As a kid growing up in New Orleans, Atlanta Falcons rookie linebacker Deion Jones was a diehard Saints fan and always dreamed of playing in the Superdome. Last night, on the 10th anniversary of the Saints’ first game returning to their stadium following the devastation of Hurricane Katrina, Jones got his wish and said the experience and 45-32 win is something he will never forget.

“It was like all the childhood dreams coming true at one time,” Jones told The Jim Rome Show on Tuesday. “Playing in front of friends and family and displaying my talents out there in the Superdome, and it was an even bigger crowd on the biggest stage, so it was great.”

Having been displaced by Hurricane Katrina as a child, Jones wore a red “X” on his cleats, out of respect for the search crews following the storm, he said.

“It’s pretty much how they labeled houses, the vacant houses, after they checked them,” Jones said. “They’d check the many hazards, any dead bodies or dead pets or anything. It was just my way of showing my tribute to everything that was going on, the anniversary of them re-opening the dome, and what I’ve been through.”

Early in the fourth quarter as the Saints were driving, Jones capped off a night to remember by intercepting quarterback Drew Brees and returning it for a touchdown, a play the 2016 second round draft pick said he didn’t pull off by himself.

“I pretty much had inside help, so I could help Brian Poole on his route, and he made a great break up and the ball was in the air, and I ran to catch it,” Jones said, and then it was off to the races. “Just focus on keeping the ball high and tight and not getting caught.”

Jones said as he was running towards the end zone only one thing was on his mind: “Don’t get caught from behind,” Jones laughed. “I knew I had to score. I was like I’m going to regret it if I don’t.”

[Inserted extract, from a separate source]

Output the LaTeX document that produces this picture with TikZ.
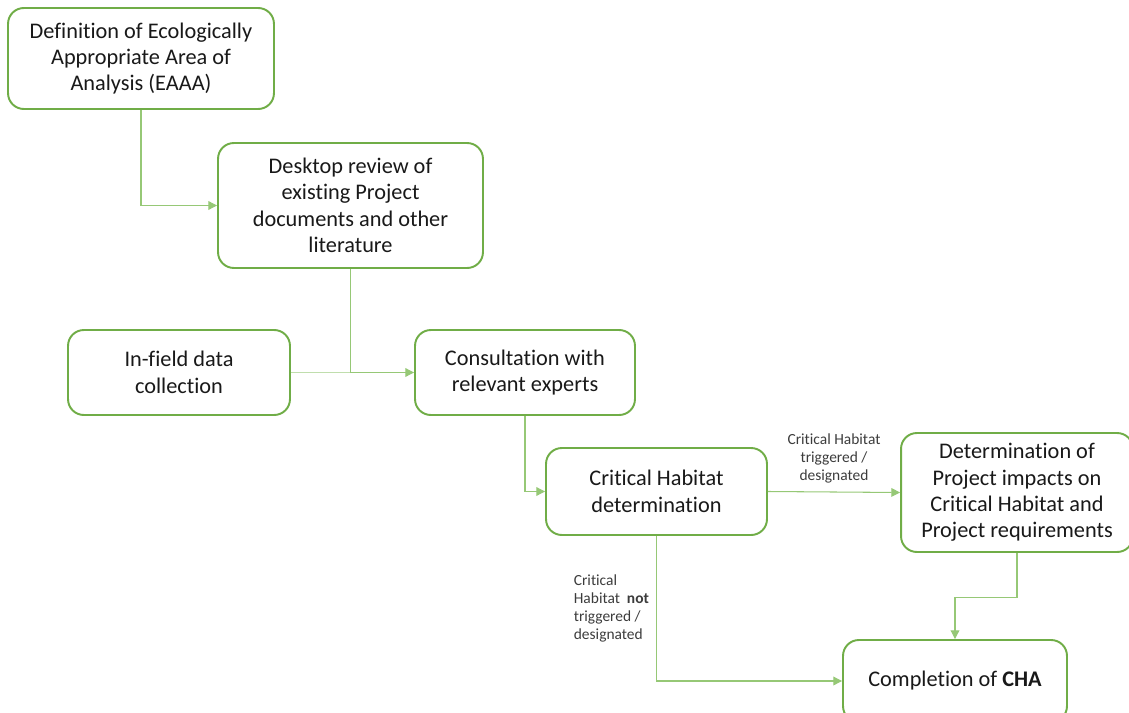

Jones’ college, LSU, also made national headlines this week after they fired longtime head coach Les Miles, a decision that hurt the former Tiger linebacker.

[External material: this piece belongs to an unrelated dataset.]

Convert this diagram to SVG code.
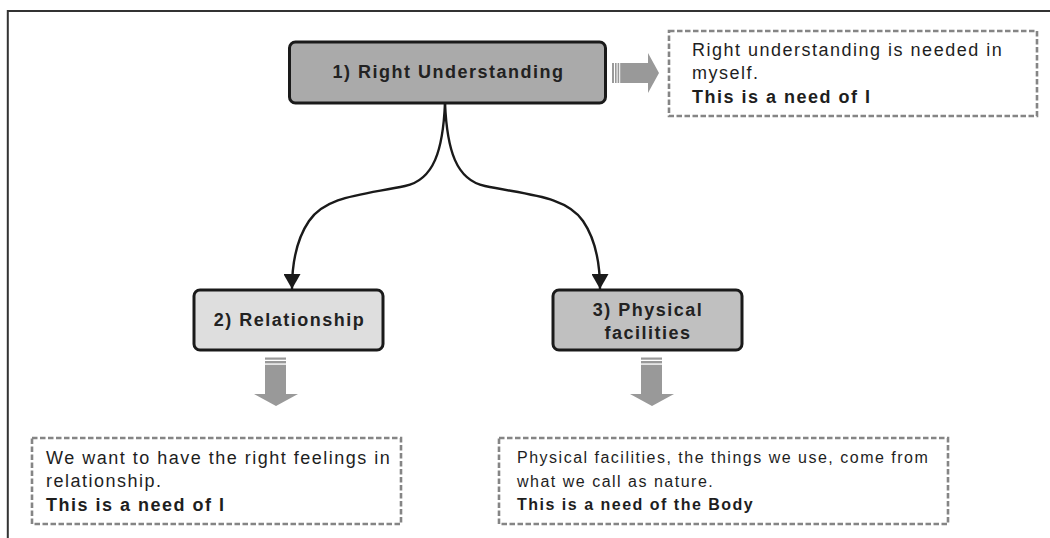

“It was a little heart breaking, because you know that was my coach the whole time I was there,” Jones said. “He’s a real players’ coach. He’s pretty much a father figure to us. He holds us accountable, makes sure we’re doing right in class and off the field, and it was just like that was all I knew growing up watching LSU ball, there’s Coach Miles. It was an honor to play for him. I want those guys to keep their head up, and I know Coach (Orgeron) and the people still out there, are going to do a great job the rest of the season.”